A case for liberty, equality and fraternity

Chennai: The highly-anticipated French presidential election held on Sunday saw the incumbent centrist and pro-Europe candidate, Emmanuel Macron registering a comfortable win against his rival, the far right candidate Marine Le Pen. Having secured close to 58% of the votes, Macron braces for a second term in office, a feat until now accomplished only by two French presidents before him. The election results were eagerly followed by stakeholders globally. And there’s good reason for the world’s attention to be drawn to the developments in Paris.

For one, there seems to be a wave of nationalist sentiment now sweeping across the liberal commune that once prided itself as the West. Beginning with Donald Trump’s appointment as the 45th president of the US, the aftershocks of which were felt in the four tumultuous years of his Presidency, to the latest affront to political decency perpetrated in the form of the Russian invasion of Ukraine — the understanding that the West would emerge as a shining example of inclusivity and assimilation has run into the ground. While Le Pen, a nationalist leader with a soft corner for Putin has conceded defeat, this time around the margin of victory with which Macron defeated her seems to be much narrower.

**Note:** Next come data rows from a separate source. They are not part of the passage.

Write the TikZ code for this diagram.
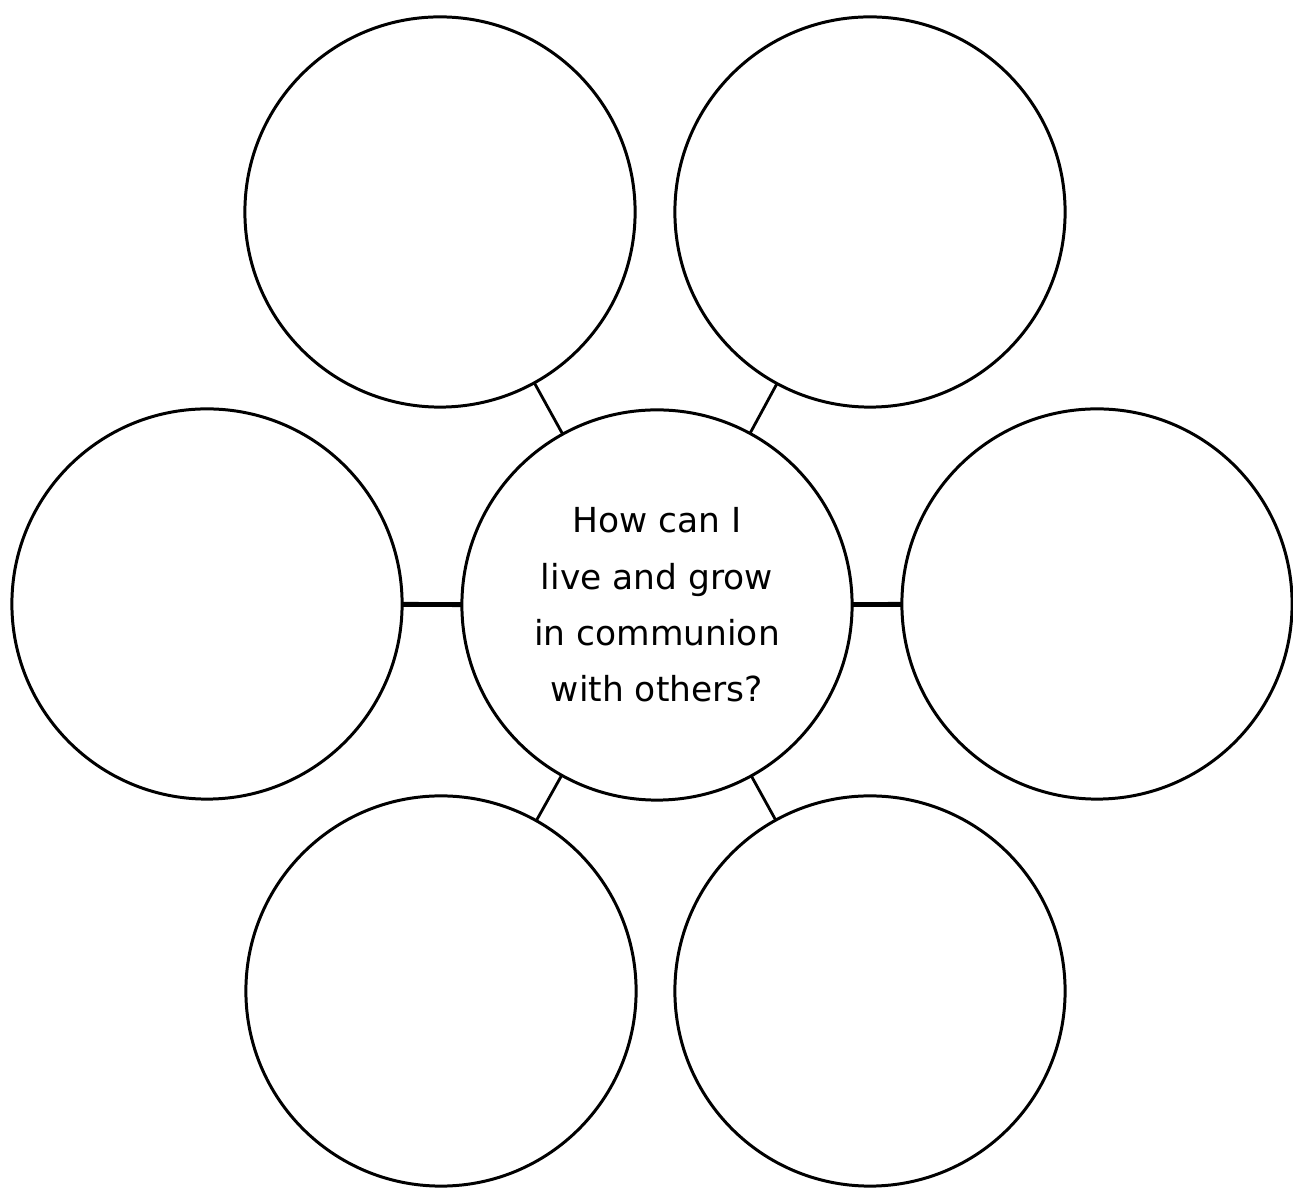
\documentclass[tikz,border=0pt]{standalone}
\usepackage{fontspec}
\setmainfont{DejaVu Sans}
\usetikzlibrary{positioning}

\begin{document}
\begin{tikzpicture}[x=0.01cm,y=-0.01cm,
  bubble/.style={draw,circle,line width=0.85pt,minimum size=3.9cm,inner sep=0pt,outer sep=0pt},
  spoke/.style={line width=0.8pt},
  hspoke/.style={line width=1.4pt}]
\useasboundingbox[fill=white] (0,0) rectangle (1293,1189);
% centre question
\node[bubble,align=center,font=\fontsize{9.8}{16}\selectfont] (hub) at (657,605)
  {How can I\\live and grow\\in communion\\with others?};
% outer bubbles
\node[bubble] (tl) at (440,212) {};
\node[bubble] (tr) at (870,212) {};
\node[bubble] (ml) at (207,604) {};
\node[bubble] (mr) at (1097,604) {};
\node[bubble] (bl) at (441,991) {};
\node[bubble] (br) at (870,991) {};
% spokes
\draw[hspoke] (hub) -- (ml);
\draw[hspoke] (hub) -- (mr);
\draw[spoke] (hub) -- (tl);
\draw[spoke] (hub) -- (tr);
\draw[spoke] (hub) -- (bl);
\draw[spoke] (hub) -- (br);
\end{tikzpicture}
\end{document}
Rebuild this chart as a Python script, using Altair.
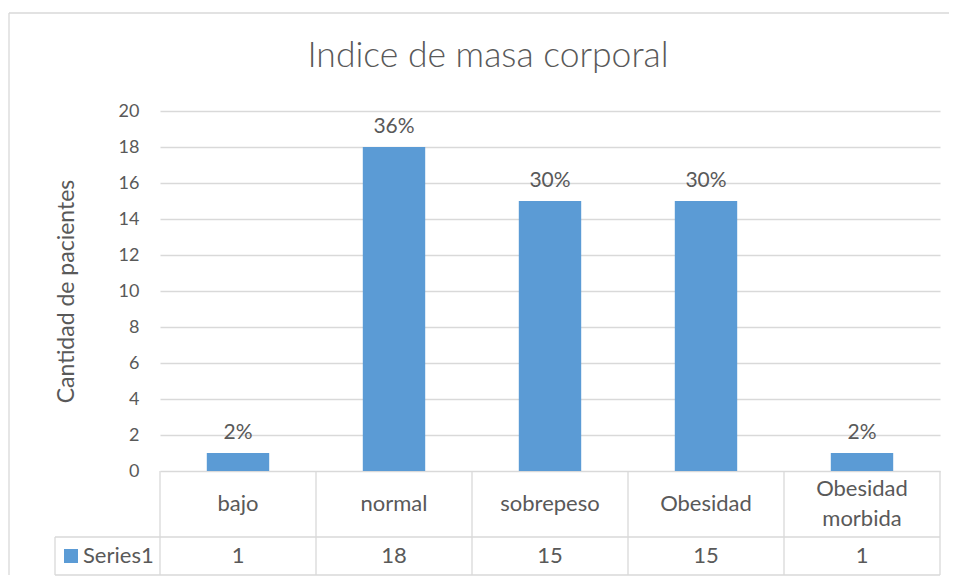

It’s a telling revelation considering the nature of the alternative that the French public was willing to choose over their reigning president. Le Pen, who is seen as a poster child for extreme ideology in France, had borrowed more than one chapter from the Trump playbook when it came to mobilising support for her campaign.

One of her key stances was training her guns on the Muslim population of France, which interestingly has over 5 mn people who follow Islam (Europe’s largest Muslim population, followed by Germany with over 4 mn Muslims). Like Trump, Pen follows a strategy of divide and conquer, inciting distrust among populations and targeting the most vulnerable individuals, while Macron has been criticised for failing to rein in the rising cost of living, a boomerang effect of the surge in gas prices resulting from sanctions imposed on Russia.

The National Front leader has been outspoken about her views regarding France’s relationship with the EU bloc. She has also mentioned how she would pull France out of NATO, if she came into power, a statement that has earned her considerable brownie points from the likes of Russian President Vladimir Putin, as well as the autocratic Hungarian Prime Minister Viktor Orban, who had won his fourth consecutive term in office a few weeks ago. It’s a reason, policy experts who had feared that after Brexit, a Frexit might be impending, heaved a sigh of relief when Macron blazed past Le Pen on Sunday.

But Macron’s victory is not an indicator of ‘right over wrong’. About 28% of voters in France abstained from the electoral process this time around, indicative of cynicism and a disillusionment with the polity that hasn’t been as stark since 1969. Le Pen, who garnered 41% of the votes, had in fact counted on her manifesto items like banning people in France from wearing Islamic headscarves in public. And whether Paris likes to admit it or not, almost one in every two persons in the country, among those who had turned up to vote, had agreed with her.

Needless to say, Macron has a challenging presidency ahead of him in the coming days, as the parliamentary polls are also slated to be held in June. With multiple focus areas on his mind — engaging with Russia, steadying the economy, and keeping the right wing activity in check, Macron is bound to discover that maintaining the ideals of liberty, equality and fraternity might be easier said than done in France.